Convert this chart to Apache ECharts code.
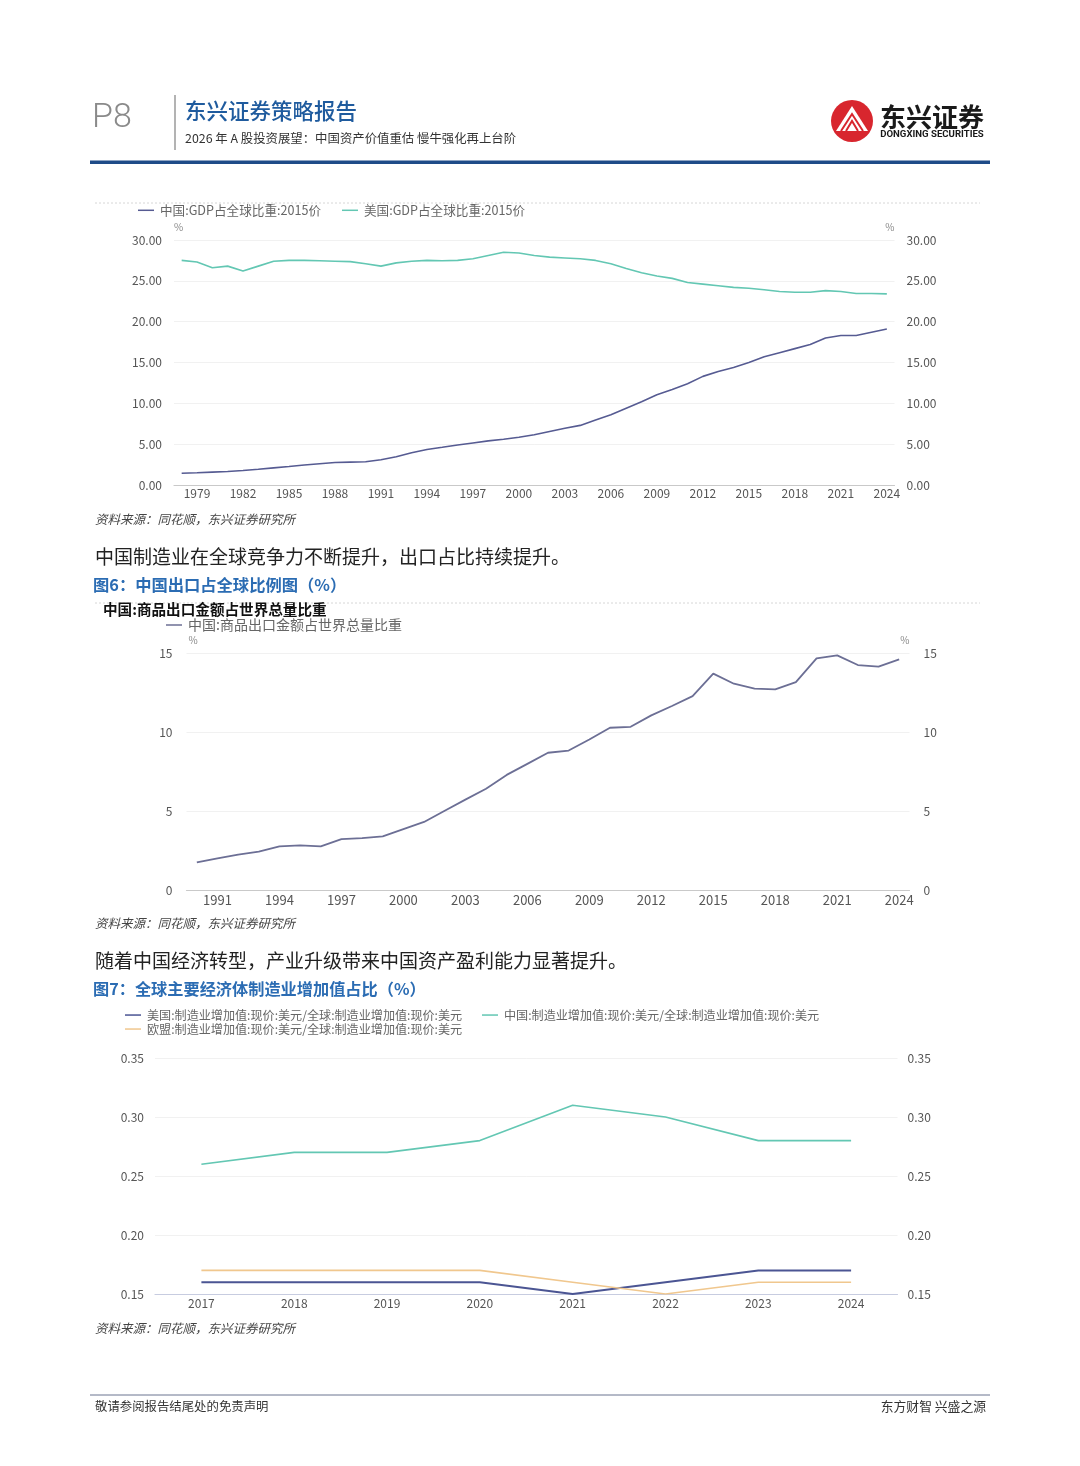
<!DOCTYPE html>
<html><head><meta charset="utf-8">
<script src="https://cdn.jsdelivr.net/npm/echarts@6/dist/echarts.min.js"></script>
<style>html,body{margin:0;padding:0;background:#fff}#c{width:1080px;height:1466px}</style>
</head><body><div id="c"></div>
<script>
// ---------- Chart 1: GDP share (2015 prices) ----------
const gdpYears = ['1978','1979','1980','1981','1982','1983','1984','1985','1986','1987','1988','1989','1990','1991','1992','1993','1994','1995','1996','1997','1998','1999','2000','2001','2002','2003','2004','2005','2006','2007','2008','2009','2010','2011','2012','2013','2014','2015','2016','2017','2018','2019','2020','2021','2022','2023','2024'];
const chinaGdpShare = [1.44,1.50,1.58,1.66,1.78,1.92,2.10,2.27,2.45,2.60,2.75,2.80,2.85,3.10,3.45,3.95,4.35,4.62,4.90,5.15,5.40,5.60,5.85,6.15,6.55,6.95,7.30,7.95,8.60,9.40,10.20,11.05,11.70,12.40,13.30,13.90,14.40,15.00,15.70,16.20,16.70,17.20,18.00,18.30,18.30,18.70,19.10];
const usGdpShare = [27.5,27.3,26.6,26.8,26.2,26.8,27.4,27.5,27.5,27.45,27.4,27.35,27.1,26.8,27.2,27.4,27.5,27.45,27.5,27.7,28.1,28.5,28.4,28.1,27.9,27.8,27.7,27.5,27.1,26.5,26.0,25.6,25.3,24.8,24.6,24.4,24.2,24.1,23.9,23.7,23.6,23.6,23.8,23.7,23.45,23.45,23.4];
// ---------- Chart 2: export share ----------
const exportYears = ['1990','1991','1992','1993','1994','1995','1996','1997','1998','1999','2000','2001','2002','2003','2004','2005','2006','2007','2008','2009','2010','2011','2012','2013','2014','2015','2016','2017','2018','2019','2020','2021','2022','2023','2024'];
const chinaExportShare = [1.77,2.03,2.26,2.45,2.79,2.85,2.79,3.25,3.31,3.42,3.88,4.33,5.04,5.74,6.43,7.30,8.00,8.70,8.84,9.54,10.28,10.34,11.06,11.65,12.28,13.70,13.06,12.75,12.70,13.16,14.66,14.85,14.24,14.14,14.60];
// ---------- Chart 3: manufacturing value-added share ----------
const mfgYears = ['2017','2018','2019','2020','2021','2022','2023','2024'];
const usMfgShare = [0.16,0.16,0.16,0.16,0.15,0.16,0.17,0.17];
const chinaMfgShare = [0.26,0.27,0.27,0.28,0.31,0.30,0.28,0.28];
const euMfgShare = [0.17,0.17,0.17,0.17,0.16,0.15,0.16,0.16];

const FONT = '"Noto Sans CJK SC","Noto Sans",sans-serif';
const C_NAVY = '#565b92', C_TEAL = '#63c7b3', C_GRAY = '#6c6f95', C_US3 = '#4b5593', C_EU = '#f0c78e';

function txt(x, y, text, o) {
  o = o || {};
  return { type: 'text', x: x, y: y, silent: true, style: {
    text: text, fill: o.fill || '#333', fontSize: o.size || 12, fontFamily: o.family || FONT,
    fontWeight: o.weight || 'normal', fontStyle: o.style || 'normal',
    textAlign: o.align || 'left', textVerticalAlign: 'middle' } };
}
function hline(x1, x2, y, color, w, dash) {
  return { type: 'line', silent: true, shape: { x1: x1, y1: y, x2: x2, y2: y },
    style: { stroke: color, lineWidth: w, lineDash: dash || null } };
}

const graphic = [
  // header
  txt(92, 118, 'P8', { size: 34, fill: '#8a8a8a', family: 'Roboto', weight: 300 }),
  { type: 'line', silent: true, shape: { x1: 175, y1: 95, x2: 175, y2: 150 }, style: { stroke: '#9a9a9a', lineWidth: 1.5 } },
  txt(185, 111, '东兴证券策略报告', { size: 21.5, fill: '#1f5b9e', weight: 500 }),
  txt(185, 138, '2026 年 A 股投资展望：中国资产价值重估 慢牛强化再上台阶', { size: 12.4, fill: '#333' }),
  // logo
  { type: 'circle', silent: true, shape: { cx: 852, cy: 121, r: 21 }, style: { fill: '#d8262e' } },
  { type: 'polygon', silent: true, shape: { points: [[836, 131], [852, 106], [868, 131]] }, style: { fill: '#fff' } },
  { type: 'polyline', silent: true, shape: { points: [[841, 131], [852, 114], [863, 131]] }, style: { stroke: '#d8262e', lineWidth: 2, fill: null } },
  { type: 'polyline', silent: true, shape: { points: [[846, 131], [852, 121], [858, 131]] }, style: { stroke: '#d8262e', lineWidth: 2, fill: null } },
  txt(932, 117, '东兴证券', { size: 26, fill: '#1a1a1a', weight: 'bold', align: 'center' }),
  txt(932, 135, 'DONGXING SECURITIES', { size: 9.6, fill: '#1a1a1a', weight: 'bold', align: 'center', family: 'Roboto' }),
  { type: 'rect', silent: true, shape: { x: 90, y: 160.5, width: 900, height: 3.5 }, style: { fill: '#1f4b88' } },
  // chart 1 frame
  hline(95, 980, 203, '#d6d6d6', 1, [2, 2]),
  txt(95, 519, '资料来源：同花顺，东兴证券研究所', { size: 12.5, fill: '#444', style: 'italic' }),
  txt(95, 557, '中国制造业在全球竞争力不断提升，出口占比持续提升。', { size: 19, fill: '#222' }),
  txt(93, 585, '图6：中国出口占全球比例图（%）', { size: 16.3, fill: '#2b6cb3', weight: 'bold' }),
  // chart 2 frame
  hline(95, 980, 603, '#d6d6d6', 1, [2, 2]),
  txt(103, 609, '中国:商品出口金额占世界总量比重', { size: 14.6, fill: '#111', weight: 'bold' }),
  txt(95, 923, '资料来源：同花顺，东兴证券研究所', { size: 12.5, fill: '#444', style: 'italic' }),
  txt(95, 961, '随着中国经济转型，产业升级带来中国资产盈利能力显著提升。', { size: 19, fill: '#222' }),
  txt(93, 989, '图7：全球主要经济体制造业增加值占比（%）', { size: 16.2, fill: '#2b6cb3', weight: 'bold' }),
  // chart 3
  txt(95, 1328, '资料来源：同花顺，东兴证券研究所', { size: 12.5, fill: '#444', style: 'italic' }),
  // footer
  hline(90, 990, 1395, '#6a7590', 1),
  txt(95, 1406, '敬请参阅报告结尾处的免责声明', { size: 12.4, fill: '#333' }),
  txt(986, 1406, '东方财智 兴盛之源', { size: 12.8, fill: '#333', align: 'right' })
];

function valAxis(grid, pos, min, max, interval, fmt, margin, showSplit, name, nameAlign, namePad) {
  return {
    type: 'value', gridIndex: grid, position: pos, min: min, max: max, interval: interval,
    name: name || '', nameLocation: 'end', nameGap: 8,
    nameTextStyle: { color: '#888', fontSize: 10, fontFamily: FONT, align: nameAlign || 'left', padding: namePad || 0 },
    axisLine: { show: false }, axisTick: { show: false },
    axisLabel: { color: '#555', fontSize: 12, fontFamily: FONT, margin: margin, formatter: fmt },
    splitLine: { show: showSplit, lineStyle: { color: '#f1f1f1', width: 1 } }
  };
}
function catAxis(grid, data, intervalFn, lineColor, margin, size) {
  return {
    type: 'category', gridIndex: grid, data: data, boundaryGap: true,
    axisLine: { show: true, lineStyle: { color: lineColor, width: 1.2 } },
    axisTick: { show: false },
    axisLabel: { color: '#555', fontSize: size, fontFamily: FONT, margin: margin, interval: intervalFn }
  };
}
function lineSeries(name, data, xi, yi, color, w) {
  return { name: name, type: 'line', xAxisIndex: xi, yAxisIndex: yi, data: data,
    showSymbol: false, symbol: 'none', smooth: false,
    lineStyle: { color: color, width: w }, itemStyle: { color: color } };
}
function legendItem(name, left, top, size) {
  return { data: [name], left: left, top: top, icon: 'rect', itemWidth: 16, itemHeight: 1.5,
    padding: 0, selectedMode: false,
    textStyle: { color: '#666', fontSize: size, fontFamily: FONT, padding: [0, 0, 0, 1] } };
}

const f2 = v => v.toFixed(2);
const N1a = '中国:GDP占全球比重:2015价', N1b = '美国:GDP占全球比重:2015价';
const N2 = '中国:商品出口金额占世界总量比重';
const N3a = '美国:制造业增加值:现价:美元/全球:制造业增加值:现价:美元';
const N3b = '中国:制造业增加值:现价:美元/全球:制造业增加值:现价:美元';
const N3c = '欧盟:制造业增加值:现价:美元/全球:制造业增加值:现价:美元';

const option = {
  animation: false,
  backgroundColor: '#fff',
  textStyle: { fontFamily: FONT },
  graphic: graphic,
  legend: [
    legendItem(N1a, 138, 204, 12.6),
    legendItem(N1b, 342, 204, 12.6),
    legendItem(N2, 166, 618, 14),
    legendItem(N3a, 125, 1009, 12.1),
    legendItem(N3b, 482, 1009, 12.1),
    legendItem(N3c, 125, 1023, 12.1)
  ],
  grid: [
    { left: 174, right: 185.5, top: 240, height: 245 },
    { left: 186.5, right: 170.5, top: 653, height: 237.5 },
    { left: 155, right: 182.5, top: 1058, height: 236 }
  ],
  xAxis: [
    catAxis(0, gdpYears, (i, v) => (parseInt(v) - 1979) % 3 === 0, '#c9c9c9', 2, 12),
    catAxis(1, exportYears, (i, v) => (parseInt(v) - 1991) % 3 === 0, '#c9c9c9', 3, 13),
    catAxis(2, mfgYears, 0, '#c7cce0', 3, 12)
  ],
  yAxis: [
    valAxis(0, 'left', 0, 30, 5, f2, 12, true, '%', 'left', [0, 0, 0, 0]),
    valAxis(0, 'right', 0, 30, 5, f2, 12, false, '%', 'right', [0, 0, 0, 0]),
    valAxis(1, 'left', 0, 15, 5, v => String(v), 14, true, '%', 'left', [0, 0, 0, 2]),
    valAxis(1, 'right', 0, 15, 5, v => String(v), 14, false, '%', 'right', [0, 0, 0, 0]),
    valAxis(2, 'left', 0.15, 0.35, 0.05, f2, 11, true),
    valAxis(2, 'right', 0.15, 0.35, 0.05, f2, 10, false)
  ],
  series: [
    lineSeries(N1a, chinaGdpShare, 0, 0, C_NAVY, 1.6),
    lineSeries(N1b, usGdpShare, 0, 0, C_TEAL, 1.6),
    lineSeries(N2, chinaExportShare, 1, 2, C_GRAY, 1.8),
    lineSeries(N3a, usMfgShare, 2, 4, C_US3, 2),
    lineSeries(N3b, chinaMfgShare, 2, 4, C_TEAL, 1.6),
    lineSeries(N3c, euMfgShare, 2, 4, C_EU, 1.6)
  ]
};

const chart = echarts.init(document.getElementById('c'), null, { renderer: 'canvas' });
chart.setOption(option);
</script>
</body></html>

Goal of the exercise :: Pictures are excluded; extract exactly the lines from the start of the data through the line that holds "const euMfgShare = [0.17,0.17,0.17,0.17,0.16,0.15,0.16,0.16];", both ends included.

Full response ::
Convert this chart to Apache ECharts code.
<!DOCTYPE html>
<html><head><meta charset="utf-8">
<script src="https://cdn.jsdelivr.net/npm/echarts@6/dist/echarts.min.js"></script>
<style>html,body{margin:0;padding:0;background:#fff}#c{width:1080px;height:1466px}</style>
</head><body><div id="c"></div>
<script>
// ---------- Chart 1: GDP share (2015 prices) ----------
const gdpYears = ['1978','1979','1980','1981','1982','1983','1984','1985','1986','1987','1988','1989','1990','1991','1992','1993','1994','1995','1996','1997','1998','1999','2000','2001','2002','2003','2004','2005','2006','2007','2008','2009','2010','2011','2012','2013','2014','2015','2016','2017','2018','2019','2020','2021','2022','2023','2024'];
const chinaGdpShare = [1.44,1.50,1.58,1.66,1.78,1.92,2.10,2.27,2.45,2.60,2.75,2.80,2.85,3.10,3.45,3.95,4.35,4.62,4.90,5.15,5.40,5.60,5.85,6.15,6.55,6.95,7.30,7.95,8.60,9.40,10.20,11.05,11.70,12.40,13.30,13.90,14.40,15.00,15.70,16.20,16.70,17.20,18.00,18.30,18.30,18.70,19.10];
const usGdpShare = [27.5,27.3,26.6,26.8,26.2,26.8,27.4,27.5,27.5,27.45,27.4,27.35,27.1,26.8,27.2,27.4,27.5,27.45,27.5,27.7,28.1,28.5,28.4,28.1,27.9,27.8,27.7,27.5,27.1,26.5,26.0,25.6,25.3,24.8,24.6,24.4,24.2,24.1,23.9,23.7,23.6,23.6,23.8,23.7,23.45,23.45,23.4];
// ---------- Chart 2: export share ----------
const exportYears = ['1990','1991','1992','1993','1994','1995','1996','1997','1998','1999','2000','2001','2002','2003','2004','2005','2006','2007','2008','2009','2010','2011','2012','2013','2014','2015','2016','2017','2018','2019','2020','2021','2022','2023','2024'];
const chinaExportShare = [1.77,2.03,2.26,2.45,2.79,2.85,2.79,3.25,3.31,3.42,3.88,4.33,5.04,5.74,6.43,7.30,8.00,8.70,8.84,9.54,10.28,10.34,11.06,11.65,12.28,13.70,13.06,12.75,12.70,13.16,14.66,14.85,14.24,14.14,14.60];
// ---------- Chart 3: manufacturing value-added share ----------
const mfgYears = ['2017','2018','2019','2020','2021','2022','2023','2024'];
const usMfgShare = [0.16,0.16,0.16,0.16,0.15,0.16,0.17,0.17];
const chinaMfgShare = [0.26,0.27,0.27,0.28,0.31,0.30,0.28,0.28];
const euMfgShare = [0.17,0.17,0.17,0.17,0.16,0.15,0.16,0.16];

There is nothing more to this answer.